Nell’anno 79 d.C., in una tranquilla giornata d’estate, il cielo sopra Pompei si oscurò improvvisamente, e il Vesuvio si risvegliò con una furia che avrebbe segnato la storia: l’eruzione del 79 d.C. fu un evento che congelò nel tempo città fiorenti come Pompei ed Ercolano, lasciando una tragica ma affascinante istantanea della vita romana dell’epoca. Ripercorriamo insieme le ore drammatiche in cui, tra nuvole di cenere e fiumi di fango, si dipanò una catastrofe che distrusse intere comunità e che continua a parlare al presente.
Fu probabilmente il 24 agosto, secondo le fonti tradizionali – per quanto alcuni studi suggeriscano si sia trattato di ottobre – che il Vesuvio eruttò con una violenza inaudita. Plinio il Giovane, testimone oculare da Miseno, descrisse una colonna di fumo e cenere alta chilometri, che oscurò il sole come un’eclissi. Pompei, Ercolano e Stabia, città vivaci ai piedi del vulcano, furono colte alla sprovvista. Per diverse ore una pioggia di pomici e cenere cadde sulle strade, costringendo gli abitanti a rifugiarsi nelle proprie case o a fuggire verso il mare. Ma il peggio doveva ancora venire.
Verso l’alba del giorno successivo, un’ondata di gas incandescenti e cenere nota oggi come flusso piroclastico, travolse tutto: a Pompei la temperatura raggiunse i 300° C, uccidendo all’istante chi non era già morto soffocato dalla cenere; studi più recenti parlano persino di 530°, una temperatura in grado di produrre fenomeni come la vetrificazione dei tessuti. Ercolano fu sepolta da un’ondata di fango vulcanico, che sigillò la città sotto uno strato di 20 metri. In poche ore migliaia di persone persero la vita: mercanti, schiavi, nobili, tutti uniti dallo stesso destino. Si stima che a Pompei ed Ercolano morirono tra le 10.000 e le 15.000 persone, anche se il numero esatto resta un mistero.

L’eruzione non si limitò a distruggere, ma paradossalmente fu in grado anche di preservare: la cenere e il fango che seppellirono le città le protessero dall’oblio, trasformando Pompei ed Ercolano in due tragiche capsule del tempo. Gli scavi, iniziati nel XVIII secolo, hanno riportato alla luce case, botteghe, templi e persino il pane ancora nei forni. I calchi dei corpi, creati versando gesso nelle cavità lasciate dai cadaveri nella cenere, mostrano madri che abbracciano i figli, amanti stretti l’uno all’altro, un cane legato a una catena.
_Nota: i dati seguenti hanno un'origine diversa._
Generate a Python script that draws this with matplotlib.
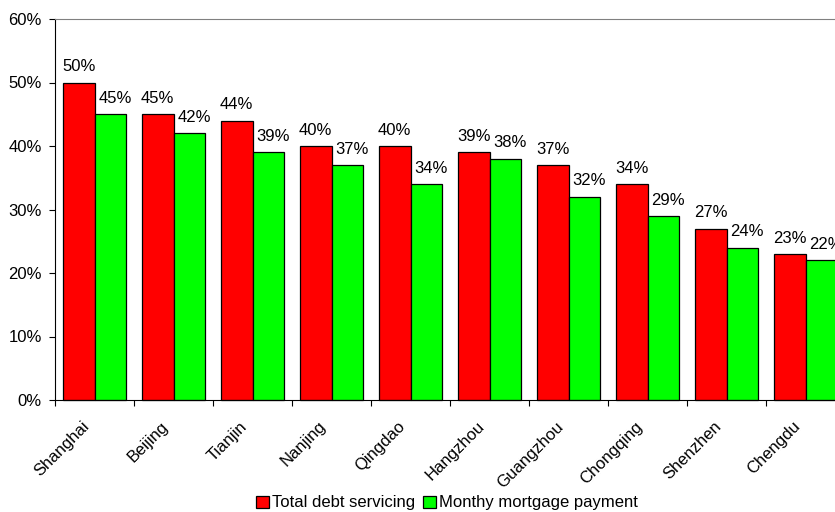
import numpy as np
import matplotlib as mpl
import matplotlib.pyplot as plt
from matplotlib.ticker import FuncFormatter
from matplotlib.transforms import ScaledTranslation

mpl.rcParams.update({
    "font.family": ["Liberation Sans", "DejaVu Sans"],
    "font.size": 12,
})

cities = ["Shanghai", "Beijing", "Tianjin", "Nanjing", "Qingdao",
          "Hangzhou", "Guangzhou", "Chongqing", "Shenzhen", "Chengdu"]
total_debt = [50, 45, 44, 40, 40, 39, 37, 34, 27, 23]
mortgage = [45, 42, 39, 37, 34, 38, 32, 29, 24, 22]
series_names = ["Total debt servicing", "Monthy mortgage payment"]
y_ticks = [0, 10, 20, 30, 40, 50, 60]

RED = "#ff0000"
GREEN = "#00ff00"

fig = plt.figure(figsize=(8.35, 5.12), dpi=100)
ax = fig.add_axes([55 / 835, 112 / 512, 790 / 835, 381 / 512])

x = np.arange(len(cities))
w = 0.4
b1 = ax.bar(x + 0.3, total_debt, w, color=RED, edgecolor="black",
            linewidth=0.9, label=series_names[0], clip_on=False)
b2 = ax.bar(x + 0.7, mortgage, w, color=GREEN, edgecolor="black",
            linewidth=0.9, label=series_names[1], clip_on=False)

# value labels; green ones sit a little right of their bar, as in Excel
for bars, vals, dx in ((b1, total_debt, 0), (b2, mortgage, 3.5)):
    for r, v in zip(bars, vals):
        ax.annotate(f"{v}%", (r.get_x() + r.get_width() / 2, v),
                    xytext=(dx, 6), textcoords="offset points",
                    ha="center", va="bottom", fontsize=12, annotation_clip=False)

ax.set_xlim(0, len(cities))
ax.set_ylim(0, 60)
ax.set_yticks(y_ticks)
ax.yaxis.set_major_formatter(FuncFormatter(lambda v, _: f"{v:.0f}%"))

ax.set_xticks(np.arange(len(cities) + 1))
ax.set_xticklabels([])
ax.set_xticks(x + 0.5, minor=True)
ax.set_xticklabels(cities, minor=True, rotation=45, ha="right",
                   rotation_mode="anchor")
ax.tick_params(axis="x", which="minor", length=0, pad=13.5)
ax.tick_params(axis="x", which="major", length=4, direction="out")
ax.tick_params(axis="y", length=4, direction="out", pad=5.5, labelsize=12)

shift = ScaledTranslation(-13 / 100, 0, fig.dpi_scale_trans)
for lbl in ax.get_xticklabels(minor=True):
    lbl.set_transform(lbl.get_transform() + shift)

ax.spines["right"].set_visible(False)
ax.spines["top"].set_color("#808080")
ax.spines["left"].set_color("black")
ax.spines["bottom"].set_color("black")

fig.legend(handles=[b1, b2], labels=series_names, loc="center",
           bbox_to_anchor=(447 / 835, 1 - 503 / 512), ncol=2, frameon=False,
           handlelength=0.75, handleheight=0.75, handletextpad=0.2,
           columnspacing=0.5, fontsize=12, borderpad=0)

fig.savefig("out.png", dpi=100)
Ogni calco racconta una storia di paura, speranza e umanità.
Tra i dettagli più toccanti troviamo graffiti che parlano di amori e litigi, mosaici che celebrano la bellezza e oggetti quotidiani come gioielli e anfore di vino. Plinio il Vecchio, zio del Giovane, morì tentando di salvare i sopravvissuti via mare, vittima del suo stesso coraggio. La sua testimonianza, insieme alle lettere del nipote, resta una delle cronache più vivide di questo disastro naturale dell’antichità.
L’eruzione del Vesuvio segnò dunque la fine di un’epoca per queste città campane, ma anche l’inizio della loro immortalità: oggi Pompei è uno dei siti archeologici più visitati al mondo, un luogo che ci ricorda la fragilità della vita e la potenza della natura, con il Vesuvio ancora attivo che continua a sovrastare su Napoli e dintorni e gli scienziati intenti a studiarne il passato per prevederne il futuro.